We know little about the behaviour of ice sheets.
© Getty Images

Bleak forecast for sea level in 2100.

Sea level could rise by up to 30 centimetres over the next century, a new estimate predicts. That’s almost twice as much as the Intergovernmental Panel on Climate Change (IPCC) projected last year.

"My grandchildren will almost certainly be affected," says Mark Meier of the University of Colorado, Boulder, who made the revised estimate. Such a rise could push shorelines back by 30 metres, he said, flooding coasts and submerging islands.

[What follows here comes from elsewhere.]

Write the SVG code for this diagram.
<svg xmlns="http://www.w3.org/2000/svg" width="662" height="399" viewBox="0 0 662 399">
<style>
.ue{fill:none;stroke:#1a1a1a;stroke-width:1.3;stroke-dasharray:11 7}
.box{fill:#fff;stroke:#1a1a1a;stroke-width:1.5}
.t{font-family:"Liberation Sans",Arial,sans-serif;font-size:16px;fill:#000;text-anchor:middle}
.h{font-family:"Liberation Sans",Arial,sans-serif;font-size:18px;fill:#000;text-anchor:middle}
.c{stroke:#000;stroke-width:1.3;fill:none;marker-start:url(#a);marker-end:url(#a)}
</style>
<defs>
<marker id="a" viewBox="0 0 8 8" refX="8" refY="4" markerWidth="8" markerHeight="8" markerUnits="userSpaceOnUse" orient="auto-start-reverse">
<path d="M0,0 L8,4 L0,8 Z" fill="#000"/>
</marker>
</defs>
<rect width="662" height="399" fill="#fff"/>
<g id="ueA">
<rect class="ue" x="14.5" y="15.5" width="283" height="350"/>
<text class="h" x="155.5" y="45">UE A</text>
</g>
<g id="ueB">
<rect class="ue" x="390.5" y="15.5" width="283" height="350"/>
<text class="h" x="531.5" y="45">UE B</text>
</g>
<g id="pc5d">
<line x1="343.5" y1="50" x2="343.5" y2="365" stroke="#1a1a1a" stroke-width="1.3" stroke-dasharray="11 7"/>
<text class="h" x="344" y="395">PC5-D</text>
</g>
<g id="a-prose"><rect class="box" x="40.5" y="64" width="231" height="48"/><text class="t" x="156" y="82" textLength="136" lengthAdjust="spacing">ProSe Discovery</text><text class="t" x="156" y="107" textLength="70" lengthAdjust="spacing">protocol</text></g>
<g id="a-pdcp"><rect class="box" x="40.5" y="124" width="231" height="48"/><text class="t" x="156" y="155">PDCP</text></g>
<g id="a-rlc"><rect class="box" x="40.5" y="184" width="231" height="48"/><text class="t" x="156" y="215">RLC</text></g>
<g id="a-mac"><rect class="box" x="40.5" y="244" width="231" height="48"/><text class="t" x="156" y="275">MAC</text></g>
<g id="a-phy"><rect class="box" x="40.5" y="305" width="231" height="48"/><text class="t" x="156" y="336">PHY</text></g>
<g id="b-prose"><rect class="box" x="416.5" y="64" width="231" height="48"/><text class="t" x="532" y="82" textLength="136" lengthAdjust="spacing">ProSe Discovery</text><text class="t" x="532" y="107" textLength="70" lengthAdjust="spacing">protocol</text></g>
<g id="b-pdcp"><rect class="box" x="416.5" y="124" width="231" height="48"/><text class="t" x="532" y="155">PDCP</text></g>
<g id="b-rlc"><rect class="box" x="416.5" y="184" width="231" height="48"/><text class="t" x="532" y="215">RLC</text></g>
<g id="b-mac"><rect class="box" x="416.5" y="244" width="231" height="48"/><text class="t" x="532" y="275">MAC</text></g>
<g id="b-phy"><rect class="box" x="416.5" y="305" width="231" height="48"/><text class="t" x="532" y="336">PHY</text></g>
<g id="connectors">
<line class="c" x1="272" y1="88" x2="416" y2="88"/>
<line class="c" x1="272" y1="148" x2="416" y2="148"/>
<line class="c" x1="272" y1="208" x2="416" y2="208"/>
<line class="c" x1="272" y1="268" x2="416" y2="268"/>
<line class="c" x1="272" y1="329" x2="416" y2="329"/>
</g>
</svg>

Swelling seawater and melting ice exceed the forecasts of current global-warming models, baffling scientists. Meier believes that some areas become increasingly temperature-sensitive as it gets warmer. His calculations, unlike the IPCC’s, take into account melting glaciers in Alaska, Antarctica and Greenland.

The discrepancy highlights our ignorance of ice sheets and glaciers, researchers warned the meeting of the American Association for the Advancement of Science in Boston. "We are very data-poor," Meier admits.

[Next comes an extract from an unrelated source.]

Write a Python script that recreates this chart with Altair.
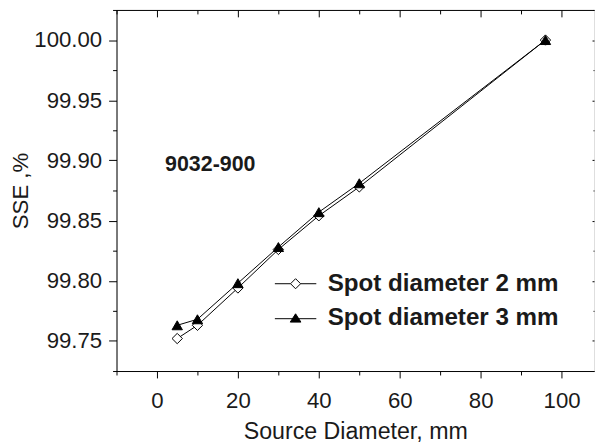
import altair as alt
import pandas as pd

# ---- data ----
source_diameter = [5, 10, 20, 30, 40, 50, 96]
sse_spot_2mm = [99.752, 99.763, 99.794, 99.826, 99.854, 99.878, 100.000]
sse_spot_3mm = [99.763, 99.768, 99.798, 99.828, 99.857, 99.881, 100.000]
series_names = ["Spot diameter 2 mm", "Spot diameter 3 mm"]

x_major = [0, 20, 40, 60, 80, 100]
x_minor = [-10, 10, 30, 50, 70, 90]
y_major = [99.75, 99.80, 99.85, 99.90, 99.95, 100.00]
y_minor = [99.725, 99.775, 99.825, 99.875, 99.925, 99.975, 100.025]

annotation_text = ["9032-900"]
annotation_x = [2.0]
annotation_y = [99.897]

rows = []
for name, vals in zip(series_names, [sse_spot_2mm, sse_spot_3mm]):
    for xv, yv in zip(source_diameter, vals):
        rows.append({"series": name, "leg": name, "x": xv, "y": yv})
df = pd.DataFrame(rows)
ann = pd.DataFrame({"x": annotation_x, "y": annotation_y, "t": annotation_text})

W, H = 484, 366
FONT = "Liberation Sans"
TXT = "#1a1a1a"

xs = alt.Scale(domain=[-10, 108], nice=False, zero=False)
ys = alt.Scale(domain=[99.725, 100.025], nice=False, zero=False)

common = dict(domainColor="black", tickColor="black", domainWidth=1, tickWidth=1,
              grid=False, labelFont=FONT, titleFont=FONT, labelColor=TXT, titleColor=TXT)

x_main = alt.Axis(orient="bottom", values=x_major, tickSize=7, labelFontSize=22.5, labelPadding=12,
                  title="Source Diameter, mm", titleFontSize=23.5, titleFontWeight="normal",
                  titlePadding=8, **common)
y_main = alt.Axis(orient="left", values=y_major, tickSize=8, format=".2f", labelFontSize=22.5,
                  labelPadding=7, title="SSE ,%", titleFontSize=22.5, titleFontWeight="normal",
                  titlePadding=1, **common)
x_min_b = alt.Axis(orient="bottom", values=x_minor, tickSize=4, labels=False, domain=False,
                   title=None, **common)
y_min_l = alt.Axis(orient="left", values=y_minor, tickSize=4, labels=False, domain=False,
                   title=None, **common)
x_top = alt.Axis(orient="bottom", offset=-H, values=x_major, tickSize=7, labels=False,
                 domain=True, title=None, **common)
y_right = alt.Axis(orient="left", offset=-W, values=y_major, tickSize=2, labels=False,
                   domain=False, title=None, **common)
x_top_min = alt.Axis(orient="bottom", offset=-H, values=x_minor, tickSize=4, labels=False,
                     domain=False, title=None, **common)
y_right_min = alt.Axis(orient="left", offset=-W, values=y_minor, tickSize=1, labels=False,
                       domain=False, title=None, **common)

base = alt.Chart(df)

lines = base.mark_line(color="black", strokeWidth=1).encode(
    x=alt.X("x:Q", scale=xs, axis=x_main),
    y=alt.Y("y:Q", scale=ys, axis=y_main),
    detail="series:N",
)

points = base.mark_point(filled=True, stroke="black", strokeWidth=1, size=110, opacity=1).encode(
    x=alt.X("x:Q", scale=xs, axis=x_min_b),
    y=alt.Y("y:Q", scale=ys, axis=y_min_l),
    shape=alt.Shape("series:N", scale=alt.Scale(domain=series_names, range=["diamond", "triangle-up"]),
                    legend=None),
    fill=alt.Fill("series:N", scale=alt.Scale(domain=series_names, range=["white", "black"]),
                  legend=None),
)

# legend symbols: line stub + marker, as custom paths
path_diamond = "M-1.4,0H-0.34M0.34,0H1.4M0,-0.34L0.34,0L0,0.34L-0.34,0Z"
path_triangle = "M-1.4,0.03H1.4M0,-0.3L0.36,0.26L-0.36,0.26Z"

legend = alt.Legend(
    title=None, orient="none", legendX=166, legendY=262, symbolSize=900,
    labelFont=FONT, labelFontSize=24.5, labelFontWeight="bold", labelColor=TXT,
    labelOffset=17, labelLimit=400, rowPadding=8, padding=0,
    symbolStrokeWidth=1, symbolOpacity=1,
)

legend_layer = base.mark_point(filled=True, opacity=0, stroke="black", strokeWidth=1).encode(
    x=alt.X("x:Q", scale=xs, axis=x_top),
    y=alt.Y("y:Q", scale=ys, axis=y_right),
    shape=alt.Shape("leg:N", scale=alt.Scale(domain=series_names, range=[path_diamond, path_triangle]),
                    legend=legend),
    fill=alt.Fill("leg:N", scale=alt.Scale(domain=series_names, range=["white", "black"]),
                  legend=legend),
)

frame2 = base.mark_point(opacity=0).encode(
    x=alt.X("x:Q", scale=xs, axis=x_top_min),
    y=alt.Y("y:Q", scale=ys, axis=y_right_min),
)

label = alt.Chart(ann).mark_text(align="left", baseline="middle", fontWeight="bold",
                                 fontSize=21.7, font=FONT, color=TXT).encode(
    x=alt.X("x:Q", scale=xs, axis=None),
    y=alt.Y("y:Q", scale=ys, axis=None),
    text="t:N",
)

chart = alt.layer(lines, points, legend_layer, frame2, label).resolve_axis(
    x="independent", y="independent"
).resolve_scale(
    shape="independent", fill="independent"
).properties(
    width=W, height=H,
    autosize=alt.AutoSizeParams(type="none"),
    padding={"left": 110, "top": -1, "right": 1, "bottom": 72},
).configure_view(stroke=None).configure(background="white")

chart.save("out.html", embed_options={"renderer": "svg", "actions": False})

Cost-cutting and political change over the past 20 years have closed many vital monitoring stations, for example in remote areas of Russia and Canada, leaving researchers scrabbling for data. The accuracy of both forecasts remains moot.

Climate monitoring "will never be as good as we had or as good as we want", said Mark Serreze, also of the University of Colorado. Pieces of the Antarctic ice shelf the size of Rhode Island have splintered and disappeared over the past 50 years, he told the meeting. This allows glaciers to dump more melt into the ocean.

Whether greenhouse-gas emissions are to blame for the thaw is unclear. But no one is ruling it out. "Ice shelves have retreated and advanced in the past," explained Colorado’s Ted Scambos. We might have passed some threshold that means there’s no going back this time. "But I wouldn’t want to say yes or no on that," he cautioned.

Monitoring with satellites and planes will hopefully plug some knowledge gaps. Keith Echelmeyer of the University of Alaska in Fairbanks has fitted his light aircraft with a laser altimeter and a global positioning system. Comparing measurements of ground level with old topography maps can reveal changes due to melting.